Many of us have written (and posted) code to build a "prefix" hash (a.k.a Trie indexes), but I wanted a quick command line to do this for word tokens over a set of short phrases. Allowing that Data::Dumper output would suffice, the solution was pretty short. (updated to fix the link to CPAN)
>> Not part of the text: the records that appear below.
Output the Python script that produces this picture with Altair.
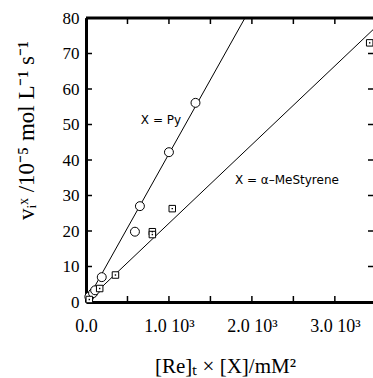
import altair as alt
import pandas as pd

# ---- data ----
py_x = [40, 85, 110, 190, 590, 650, 1000, 1320]
py_y = [1.5, 2.5, 3.3, 7.0, 19.8, 27.0, 42.2, 56.1]
ms_x = [40, 165, 355, 800, 800, 1040, 3420]
ms_y = [0.7, 3.8, 7.6, 19.8, 19.0, 26.3, 73.0]
py_fit_x = [0, 1916]
py_fit_y = [0, 80]
ms_fit_x = [0, 3460]
ms_fit_y = [0, 76.7]
x_tick_values = [0, 500, 1000, 1500, 2000, 2500, 3000]
x_label_values = [0, 1000, 2000, 3000]
x_label_texts = ["0.0", "1.0 10³", "2.0 10³", "3.0 10³"]
y_tick_values = [10, 20, 30, 40, 50, 60, 70]
ann_text = ["X = Py", "X = α–MeStyrene"]
ann_x = [904, 2422]
ann_y = [51.3, 34.4]

W, H = 287, 284
SERIF = "Liberation Serif"

xs = alt.Scale(domain=[0, 3460], nice=False, zero=False)
ys = alt.Scale(domain=[0, 80], nice=False, zero=False)

label_expr = " : ".join(
    f"datum.value == {v} ? '{t}'" for v, t in zip(x_label_values, x_label_texts)
) + " : ''"

py_df = pd.DataFrame({"x": py_x, "y": py_y})
ms_df = pd.DataFrame({"x": ms_x, "y": ms_y})
pyfit_df = pd.DataFrame({"x": py_fit_x, "y": py_fit_y})
msfit_df = pd.DataFrame({"x": ms_fit_x, "y": ms_fit_y})
xt_df = pd.DataFrame({"x": x_tick_values})
yt_df = pd.DataFrame({"y": y_tick_values})
ann_df = pd.DataFrame({"t": ann_text, "x": ann_x, "y": ann_y})

x_axis = alt.Axis(
    values=x_label_values, labelExpr=label_expr, grid=False, ticks=False, tickSize=0,
    domain=True, domainColor="black", domainWidth=3,
    labelFont=SERIF, labelFontSize=18, labelColor="black", labelPadding=15,
    labelBaseline="top", labelAlign="center",
    title="[Re]ₜ × [X]/mM²", titleFont=SERIF, titleFontSize=21, titleFontWeight="normal",
    titleColor="black", titleX=139, titleY=70, titleBaseline="alphabetic", titleAlign="center",
)
y_axis = alt.Axis(
    values=[0, 10, 20, 30, 40, 50, 60, 70, 80], grid=False, ticks=False, tickSize=0,
    domain=True, domainColor="black", domainWidth=3,
    labelFont=SERIF, labelFontSize=17, labelColor="black", labelPadding=7,
    title="vᵢˣ /10⁻⁵ mol L⁻¹ s⁻¹", titleFont=SERIF, titleFontSize=23, titleFontWeight="normal",
    titleColor="black", titleAngle=270, titleX=-53, titleY=112,
    titleBaseline="alphabetic", titleAlign="center",
)

X = alt.X("x:Q", scale=xs, axis=x_axis)
Y = alt.Y("y:Q", scale=ys, axis=y_axis)

fit_py = alt.Chart(pyfit_df).mark_line(color="black", strokeWidth=1).encode(x=X, y=Y)
fit_ms = alt.Chart(msfit_df).mark_line(color="black", strokeWidth=1).encode(x=X, y=Y)
pts_py = alt.Chart(py_df).mark_point(
    shape="circle", filled=False, fill="white", fillOpacity=1, stroke="black",
    strokeWidth=1, size=80, opacity=1
).encode(x=X, y=Y)
pts_ms = alt.Chart(ms_df).mark_point(
    shape="square", filled=False, fill="white", fillOpacity=1, stroke="black",
    strokeWidth=1, size=42, opacity=1
).encode(x=X, y=Y)
dots_ms = alt.Chart(ms_df).mark_point(
    shape="square", filled=True, color="black", size=2, opacity=1
).encode(x=X, y=Y)

ann = alt.Chart(ann_df).mark_text(
    font="DejaVu Sans", fontSize=12, color="black", align="center", baseline="middle"
).encode(x=X, y=Y, text="t:N")

bot_ticks = alt.Chart(xt_df).mark_rule(color="black", strokeWidth=1.5).encode(
    x=X, y=alt.value(H), y2=alt.value(H - 6)
)
top_ticks = alt.Chart(xt_df).mark_rule(color="black", strokeWidth=1.5).encode(
    x=X, y=alt.value(0), y2=alt.value(6)
)
left_ticks = alt.Chart(yt_df).mark_rule(color="black", strokeWidth=1.5).encode(
    y=Y, x=alt.value(0), x2=alt.value(6)
)
right_ticks = alt.Chart(yt_df).mark_rule(color="black", strokeWidth=1.5).encode(
    y=Y, x=alt.value(W), x2=alt.value(W - 5)
)
top_border = alt.Chart(xt_df.head(1)).mark_rule(color="black", strokeWidth=3).encode(
    x=alt.value(0), x2=alt.value(W), y=alt.value(0)
)

chart = alt.layer(
    fit_py, fit_ms, bot_ticks, top_ticks, left_ticks, right_ticks, top_border,
    pts_py, pts_ms, dots_ms, ann
).properties(
    width=W, height=H,
    autosize=alt.AutoSizeParams(type="none"),
    padding={"left": 86, "top": 18, "right": 0, "bottom": 76},
    background="white",
).configure_view(stroke=None)

chart.save("out.html", embed_options={"renderer": "svg", "actions": False})
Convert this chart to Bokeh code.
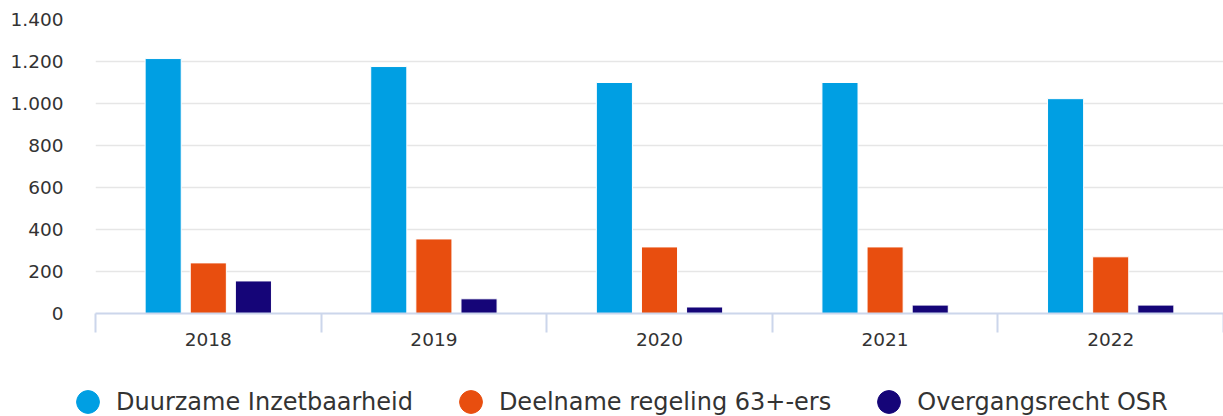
from bokeh.plotting import figure
from bokeh.layouts import column
from bokeh.models import ColumnDataSource, FixedTicker, Legend, LegendItem, Range1d
from bokeh.embed import file_html
from bokeh.resources import INLINE

# ---- data ----
years = ["2018", "2019", "2020", "2021", "2022"]
series_names = ["Duurzame Inzetbaarheid", "Deelname regeling 63+-ers", "Overgangsrecht OSR"]
duurzame = [1214, 1176, 1100, 1100, 1023]
deelname = [241, 355, 317, 317, 270]
overgangsrecht = [155, 70, 31, 40, 40]
colors = ["#009FE3", "#E84E0F", "#150578"]
y_ticks = [0, 200, 400, 600, 800, 1000, 1200, 1400]
y_tick_labels = ["0", "200", "400", "600", "800", "1.000", "1.200", "1.400"]

FONT = "DejaVu Sans"
TEXT = "#333333"

p = figure(width=1223, height=360, output_backend="svg", toolbar_location=None,
           x_range=Range1d(0, len(years)), y_range=Range1d(0, 1400),
           min_border_left=95, min_border_right=0, min_border_top=19, min_border_bottom=47)
p.outline_line_color = None
p.background_fill_color = "white"
p.frame_align = False

# legend-only figure below the chart (no axes); its points lie outside its range
lf = figure(width=1223, height=56, output_backend="svg", toolbar_location=None,
            x_range=Range1d(-10, -9), y_range=Range1d(-10, -9),
            x_axis_location=None, y_axis_location=None,
            min_border_left=0, min_border_right=0, min_border_top=0, min_border_bottom=0)
lf.outline_line_color = None
lf.grid.visible = False
lf.frame_align = False

centers = [i + 0.5 for i in range(len(years))]
offsets = [-0.2, 0.0, 0.2]
items = []
for vals, off, col, name in zip([duurzame, deelname, overgangsrecht], offsets, colors, series_names):
    src = ColumnDataSource(dict(x=[c + off for c in centers], top=vals))
    p.vbar(x="x", top="top", width=0.16, source=src, fill_color=col,
           line_color="white", line_width=1)
    dummy = lf.scatter(x="x", y="top", source=src, marker="circle",
                       fill_color=col, line_color=col)
    items.append(LegendItem(label=name, renderers=[dummy]))

# x axis
xa = p.xaxis[0]
xa.ticker = FixedTicker(ticks=centers, minor_ticks=list(range(len(years) + 1)))
xa.major_label_overrides = {c: y for c, y in zip(centers, years)}
xa.major_tick_line_color = None
xa.major_tick_out = 0
xa.major_tick_in = 0
xa.minor_tick_out = 19
xa.minor_tick_in = 0
xa.minor_tick_line_color = "#ccd6eb"
xa.minor_tick_line_width = 2
xa.axis_line_color = "#ccd6eb"
xa.axis_line_width = 2
xa.major_label_standoff = 0
xa.major_label_text_font = FONT
xa.major_label_text_font_size = "18.5px"
xa.major_label_text_color = TEXT

# y axis
ya = p.yaxis[0]
ya.ticker = FixedTicker(ticks=y_ticks)
ya.major_label_overrides = {t: l for t, l in zip(y_ticks, y_tick_labels)}
ya.axis_line_color = None
ya.major_tick_line_color = None
ya.minor_tick_line_color = None
ya.major_tick_out = 0
ya.major_label_standoff = 32
ya.major_label_text_font = FONT
ya.major_label_text_font_size = "18.5px"
ya.major_label_text_color = TEXT

p.xgrid.visible = False
p.ygrid.ticker = FixedTicker(ticks=y_ticks)
p.ygrid.grid_line_color = "#e6e6e6"
p.ygrid.grid_line_width = 1.5

legend = Legend(items=items, location=(59, -14), orientation="horizontal",
                glyph_width=57, glyph_height=57, label_standoff=0, spacing=29,
                padding=0, margin=0, border_line_color=None, background_fill_alpha=0,
                label_text_font=FONT, label_text_font_size="24px", label_text_color=TEXT)
lf.add_layout(legend, "center")

layout = column(p, lf, spacing=0)
open("out.html", "w").write(file_html(layout, INLINE))
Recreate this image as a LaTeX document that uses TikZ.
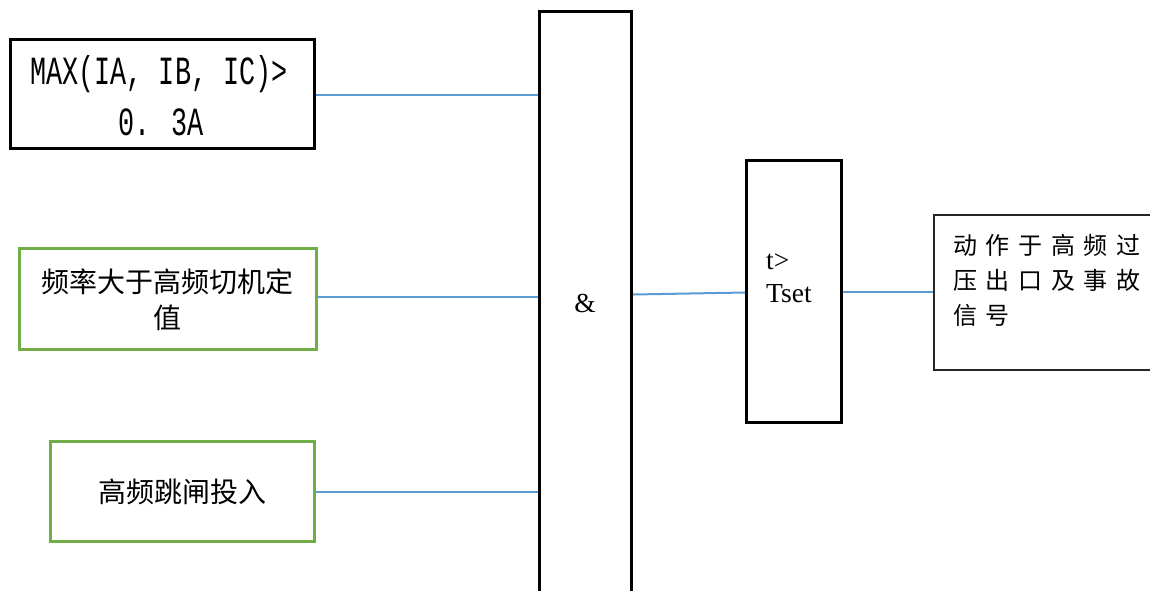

perl -MData::Dumper -lne '$i=\%h; for(split){$$i{$_}{N}++; $i=$$i{$_}} END{print Dumper(\%h)}'

Replies are listed 'Best First'.
Re: One-liner to build a Trie
by graff (Chancellor) on Oct 30, 2007 at 06:00 UTC
    To elaborate a bit: the task was to look for frequent patterns in headlines of news articles, in hopes of identifying repetitive daily (hourly, weekly) reports that would tend to have formulaic content -- i.e. to isolate groups of headlines like:
    TOP STORIES FOR WEDNESDAY, JUNE 14 TOP STORIES FOR TUESDAY, JULY 27 ... STOCK INDEXES, NYSE 11:00 GMT STOCK INDEXES, NASDAQ 13:00 GMT ... BASEBALL: FINAL SCORES ... ...
    Those are made-up examples, but you get the idea: find bunches of headlines in a multi-year archive that start with the same words. Of course, the same code (with a different split regex) would create the more typical character-based trie structure.